▶ _Set exercise_
Copy out the data below as written; omit any images.

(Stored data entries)

___

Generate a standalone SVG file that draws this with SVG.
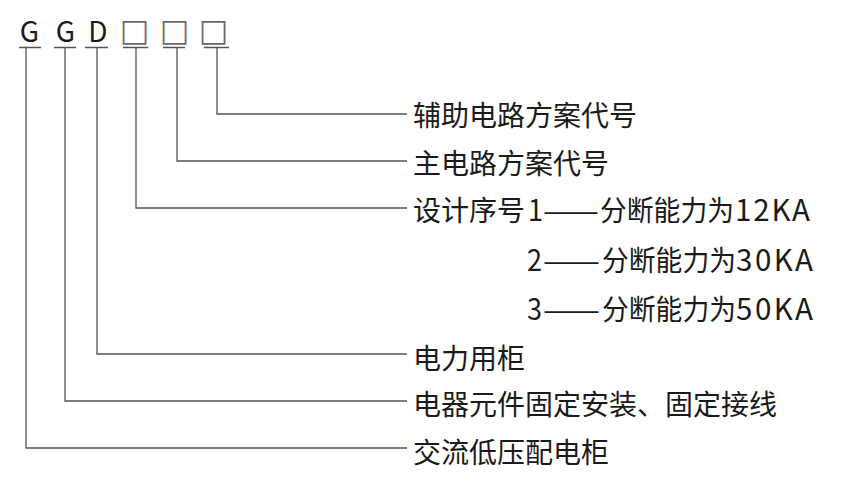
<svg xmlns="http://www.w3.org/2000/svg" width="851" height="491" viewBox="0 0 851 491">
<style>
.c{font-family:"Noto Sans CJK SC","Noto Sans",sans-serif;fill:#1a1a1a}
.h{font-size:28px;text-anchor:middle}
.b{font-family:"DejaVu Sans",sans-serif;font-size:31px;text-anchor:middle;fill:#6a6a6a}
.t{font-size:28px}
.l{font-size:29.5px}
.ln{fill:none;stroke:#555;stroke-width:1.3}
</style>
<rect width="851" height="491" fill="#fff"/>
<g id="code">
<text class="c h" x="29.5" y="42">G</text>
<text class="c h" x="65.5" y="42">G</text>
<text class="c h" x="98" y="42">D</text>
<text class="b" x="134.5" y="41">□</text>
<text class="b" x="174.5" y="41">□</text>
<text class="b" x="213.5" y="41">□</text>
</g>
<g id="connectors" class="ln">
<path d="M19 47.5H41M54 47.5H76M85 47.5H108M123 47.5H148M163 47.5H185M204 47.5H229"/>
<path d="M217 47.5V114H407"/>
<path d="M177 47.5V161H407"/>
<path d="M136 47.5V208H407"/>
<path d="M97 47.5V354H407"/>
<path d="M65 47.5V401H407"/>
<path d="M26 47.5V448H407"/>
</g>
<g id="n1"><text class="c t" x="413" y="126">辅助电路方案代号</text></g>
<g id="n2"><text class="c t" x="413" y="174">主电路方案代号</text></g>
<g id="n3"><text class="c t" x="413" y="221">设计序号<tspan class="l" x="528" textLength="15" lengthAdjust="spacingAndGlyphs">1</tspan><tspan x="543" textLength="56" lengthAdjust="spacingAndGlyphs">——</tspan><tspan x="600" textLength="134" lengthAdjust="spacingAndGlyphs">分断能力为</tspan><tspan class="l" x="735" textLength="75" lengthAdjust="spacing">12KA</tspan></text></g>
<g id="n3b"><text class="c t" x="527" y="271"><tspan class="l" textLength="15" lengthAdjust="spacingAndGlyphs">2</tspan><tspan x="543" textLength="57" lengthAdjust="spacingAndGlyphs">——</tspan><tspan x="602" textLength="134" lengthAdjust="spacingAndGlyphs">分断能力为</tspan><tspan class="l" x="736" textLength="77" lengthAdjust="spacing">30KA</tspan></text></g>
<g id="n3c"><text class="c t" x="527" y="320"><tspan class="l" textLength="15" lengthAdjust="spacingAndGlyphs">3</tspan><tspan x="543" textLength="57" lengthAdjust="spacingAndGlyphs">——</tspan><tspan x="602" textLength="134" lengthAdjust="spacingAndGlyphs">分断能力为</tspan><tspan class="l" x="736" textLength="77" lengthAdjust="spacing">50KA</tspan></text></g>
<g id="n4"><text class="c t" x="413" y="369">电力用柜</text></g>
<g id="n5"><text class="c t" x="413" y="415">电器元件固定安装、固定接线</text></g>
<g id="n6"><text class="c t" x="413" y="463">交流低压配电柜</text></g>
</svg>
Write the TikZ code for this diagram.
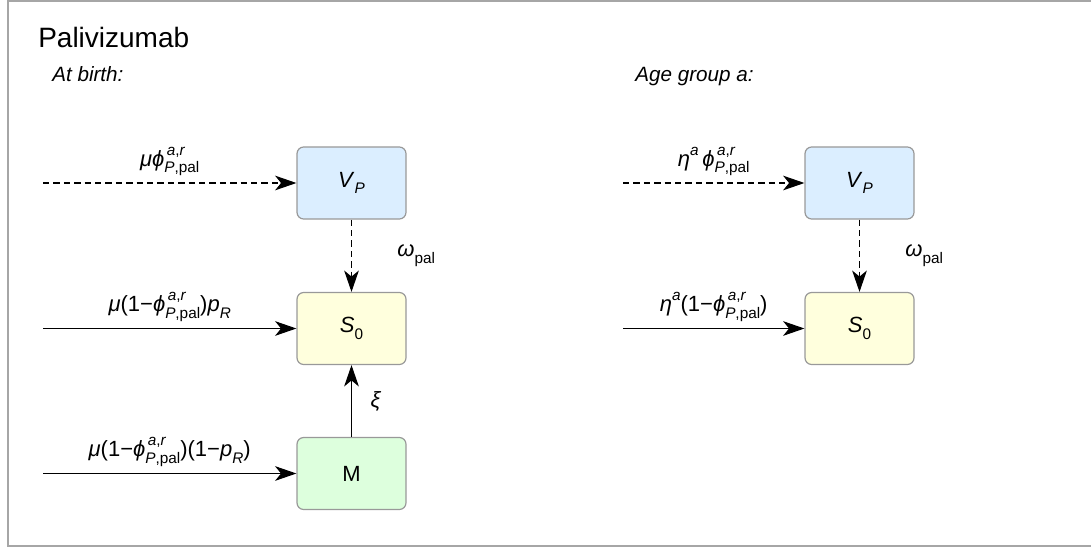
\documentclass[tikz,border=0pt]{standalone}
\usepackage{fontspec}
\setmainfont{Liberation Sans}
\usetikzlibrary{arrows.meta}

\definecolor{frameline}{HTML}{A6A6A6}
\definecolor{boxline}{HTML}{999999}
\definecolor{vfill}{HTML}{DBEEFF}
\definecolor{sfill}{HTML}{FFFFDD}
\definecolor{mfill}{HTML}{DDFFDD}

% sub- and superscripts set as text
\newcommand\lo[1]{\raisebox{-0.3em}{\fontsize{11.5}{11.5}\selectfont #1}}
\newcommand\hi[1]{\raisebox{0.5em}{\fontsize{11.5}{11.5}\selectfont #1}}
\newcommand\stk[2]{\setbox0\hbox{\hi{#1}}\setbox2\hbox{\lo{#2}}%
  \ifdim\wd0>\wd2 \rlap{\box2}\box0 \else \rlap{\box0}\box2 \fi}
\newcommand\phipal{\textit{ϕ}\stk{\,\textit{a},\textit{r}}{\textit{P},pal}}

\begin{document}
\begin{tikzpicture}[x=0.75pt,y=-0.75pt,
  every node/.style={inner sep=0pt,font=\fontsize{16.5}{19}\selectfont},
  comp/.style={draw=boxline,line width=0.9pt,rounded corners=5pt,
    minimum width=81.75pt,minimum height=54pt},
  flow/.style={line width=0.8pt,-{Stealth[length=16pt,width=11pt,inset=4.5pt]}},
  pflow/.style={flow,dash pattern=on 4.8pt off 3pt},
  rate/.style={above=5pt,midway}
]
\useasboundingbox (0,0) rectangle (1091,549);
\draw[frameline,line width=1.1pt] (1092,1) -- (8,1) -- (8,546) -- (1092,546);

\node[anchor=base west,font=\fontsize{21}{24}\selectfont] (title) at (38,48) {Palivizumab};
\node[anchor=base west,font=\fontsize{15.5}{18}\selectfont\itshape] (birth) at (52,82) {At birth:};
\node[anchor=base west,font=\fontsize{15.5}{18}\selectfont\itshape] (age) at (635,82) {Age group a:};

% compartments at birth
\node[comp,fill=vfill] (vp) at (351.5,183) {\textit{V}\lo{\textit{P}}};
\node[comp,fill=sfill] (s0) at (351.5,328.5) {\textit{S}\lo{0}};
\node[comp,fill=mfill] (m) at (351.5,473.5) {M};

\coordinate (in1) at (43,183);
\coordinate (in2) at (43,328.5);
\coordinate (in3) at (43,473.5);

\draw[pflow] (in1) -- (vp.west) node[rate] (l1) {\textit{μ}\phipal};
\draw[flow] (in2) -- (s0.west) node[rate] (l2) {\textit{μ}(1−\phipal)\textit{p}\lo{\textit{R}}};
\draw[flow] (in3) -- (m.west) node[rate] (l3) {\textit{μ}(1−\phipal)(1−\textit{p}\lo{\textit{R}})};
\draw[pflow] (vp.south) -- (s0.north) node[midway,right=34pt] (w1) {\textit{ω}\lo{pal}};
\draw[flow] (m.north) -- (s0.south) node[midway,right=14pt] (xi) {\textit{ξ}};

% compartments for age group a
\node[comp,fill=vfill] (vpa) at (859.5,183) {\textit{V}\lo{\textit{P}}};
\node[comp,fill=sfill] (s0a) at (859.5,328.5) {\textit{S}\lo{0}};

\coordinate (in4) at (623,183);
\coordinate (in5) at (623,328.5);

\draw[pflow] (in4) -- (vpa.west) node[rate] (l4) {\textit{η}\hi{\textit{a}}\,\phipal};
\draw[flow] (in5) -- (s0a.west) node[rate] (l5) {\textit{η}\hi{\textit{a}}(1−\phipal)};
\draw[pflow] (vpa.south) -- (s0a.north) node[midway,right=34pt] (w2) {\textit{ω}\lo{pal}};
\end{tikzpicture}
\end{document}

___

▶ _Answer for this exercise_
Generate a standalone SVG file that draws this with SVG.
<svg xmlns="http://www.w3.org/2000/svg" width="851" height="491" viewBox="0 0 851 491">
<style>
.c{font-family:"Noto Sans CJK SC","Noto Sans",sans-serif;fill:#1a1a1a}
.h{font-size:28px;text-anchor:middle}
.b{font-family:"DejaVu Sans",sans-serif;font-size:31px;text-anchor:middle;fill:#6a6a6a}
.t{font-size:28px}
.l{font-size:29.5px}
.ln{fill:none;stroke:#555;stroke-width:1.3}
</style>
<rect width="851" height="491" fill="#fff"/>
<g id="code">
<text class="c h" x="29.5" y="42">G</text>
<text class="c h" x="65.5" y="42">G</text>
<text class="c h" x="98" y="42">D</text>
<text class="b" x="134.5" y="41">□</text>
<text class="b" x="174.5" y="41">□</text>
<text class="b" x="213.5" y="41">□</text>
</g>
<g id="connectors" class="ln">
<path d="M19 47.5H41M54 47.5H76M85 47.5H108M123 47.5H148M163 47.5H185M204 47.5H229"/>
<path d="M217 47.5V114H407"/>
<path d="M177 47.5V161H407"/>
<path d="M136 47.5V208H407"/>
<path d="M97 47.5V354H407"/>
<path d="M65 47.5V401H407"/>
<path d="M26 47.5V448H407"/>
</g>
<g id="n1"><text class="c t" x="413" y="126">辅助电路方案代号</text></g>
<g id="n2"><text class="c t" x="413" y="174">主电路方案代号</text></g>
<g id="n3"><text class="c t" x="413" y="221">设计序号<tspan class="l" x="528" textLength="15" lengthAdjust="spacingAndGlyphs">1</tspan><tspan x="543" textLength="56" lengthAdjust="spacingAndGlyphs">——</tspan><tspan x="600" textLength="134" lengthAdjust="spacingAndGlyphs">分断能力为</tspan><tspan class="l" x="735" textLength="75" lengthAdjust="spacing">12KA</tspan></text></g>
<g id="n3b"><text class="c t" x="527" y="271"><tspan class="l" textLength="15" lengthAdjust="spacingAndGlyphs">2</tspan><tspan x="543" textLength="57" lengthAdjust="spacingAndGlyphs">——</tspan><tspan x="602" textLength="134" lengthAdjust="spacingAndGlyphs">分断能力为</tspan><tspan class="l" x="736" textLength="77" lengthAdjust="spacing">30KA</tspan></text></g>
<g id="n3c"><text class="c t" x="527" y="320"><tspan class="l" textLength="15" lengthAdjust="spacingAndGlyphs">3</tspan><tspan x="543" textLength="57" lengthAdjust="spacingAndGlyphs">——</tspan><tspan x="602" textLength="134" lengthAdjust="spacingAndGlyphs">分断能力为</tspan><tspan class="l" x="736" textLength="77" lengthAdjust="spacing">50KA</tspan></text></g>
<g id="n4"><text class="c t" x="413" y="369">电力用柜</text></g>
<g id="n5"><text class="c t" x="413" y="415">电器元件固定安装、固定接线</text></g>
<g id="n6"><text class="c t" x="413" y="463">交流低压配电柜</text></g>
</svg>
Write the TikZ code for this diagram.
\documentclass[tikz,border=0pt]{standalone}
\usepackage{fontspec}
\setmainfont{Liberation Sans}
\usetikzlibrary{arrows.meta}

\definecolor{frameline}{HTML}{A6A6A6}
\definecolor{boxline}{HTML}{999999}
\definecolor{vfill}{HTML}{DBEEFF}
\definecolor{sfill}{HTML}{FFFFDD}
\definecolor{mfill}{HTML}{DDFFDD}

% sub- and superscripts set as text
\newcommand\lo[1]{\raisebox{-0.3em}{\fontsize{11.5}{11.5}\selectfont #1}}
\newcommand\hi[1]{\raisebox{0.5em}{\fontsize{11.5}{11.5}\selectfont #1}}
\newcommand\stk[2]{\setbox0\hbox{\hi{#1}}\setbox2\hbox{\lo{#2}}%
  \ifdim\wd0>\wd2 \rlap{\box2}\box0 \else \rlap{\box0}\box2 \fi}
\newcommand\phipal{\textit{ϕ}\stk{\,\textit{a},\textit{r}}{\textit{P},pal}}

\begin{document}
\begin{tikzpicture}[x=0.75pt,y=-0.75pt,
  every node/.style={inner sep=0pt,font=\fontsize{16.5}{19}\selectfont},
  comp/.style={draw=boxline,line width=0.9pt,rounded corners=5pt,
    minimum width=81.75pt,minimum height=54pt},
  flow/.style={line width=0.8pt,-{Stealth[length=16pt,width=11pt,inset=4.5pt]}},
  pflow/.style={flow,dash pattern=on 4.8pt off 3pt},
  rate/.style={above=5pt,midway}
]
\useasboundingbox (0,0) rectangle (1091,549);
\draw[frameline,line width=1.1pt] (1092,1) -- (8,1) -- (8,546) -- (1092,546);

\node[anchor=base west,font=\fontsize{21}{24}\selectfont] (title) at (38,48) {Palivizumab};
\node[anchor=base west,font=\fontsize{15.5}{18}\selectfont\itshape] (birth) at (52,82) {At birth:};
\node[anchor=base west,font=\fontsize{15.5}{18}\selectfont\itshape] (age) at (635,82) {Age group a:};

% compartments at birth
\node[comp,fill=vfill] (vp) at (351.5,183) {\textit{V}\lo{\textit{P}}};
\node[comp,fill=sfill] (s0) at (351.5,328.5) {\textit{S}\lo{0}};
\node[comp,fill=mfill] (m) at (351.5,473.5) {M};

\coordinate (in1) at (43,183);
\coordinate (in2) at (43,328.5);
\coordinate (in3) at (43,473.5);

\draw[pflow] (in1) -- (vp.west) node[rate] (l1) {\textit{μ}\phipal};
\draw[flow] (in2) -- (s0.west) node[rate] (l2) {\textit{μ}(1−\phipal)\textit{p}\lo{\textit{R}}};
\draw[flow] (in3) -- (m.west) node[rate] (l3) {\textit{μ}(1−\phipal)(1−\textit{p}\lo{\textit{R}})};
\draw[pflow] (vp.south) -- (s0.north) node[midway,right=34pt] (w1) {\textit{ω}\lo{pal}};
\draw[flow] (m.north) -- (s0.south) node[midway,right=14pt] (xi) {\textit{ξ}};

% compartments for age group a
\node[comp,fill=vfill] (vpa) at (859.5,183) {\textit{V}\lo{\textit{P}}};
\node[comp,fill=sfill] (s0a) at (859.5,328.5) {\textit{S}\lo{0}};

\coordinate (in4) at (623,183);
\coordinate (in5) at (623,328.5);

\draw[pflow] (in4) -- (vpa.west) node[rate] (l4) {\textit{η}\hi{\textit{a}}\,\phipal};
\draw[flow] (in5) -- (s0a.west) node[rate] (l5) {\textit{η}\hi{\textit{a}}(1−\phipal)};
\draw[pflow] (vpa.south) -- (s0a.north) node[midway,right=34pt] (w2) {\textit{ω}\lo{pal}};
\end{tikzpicture}
\end{document}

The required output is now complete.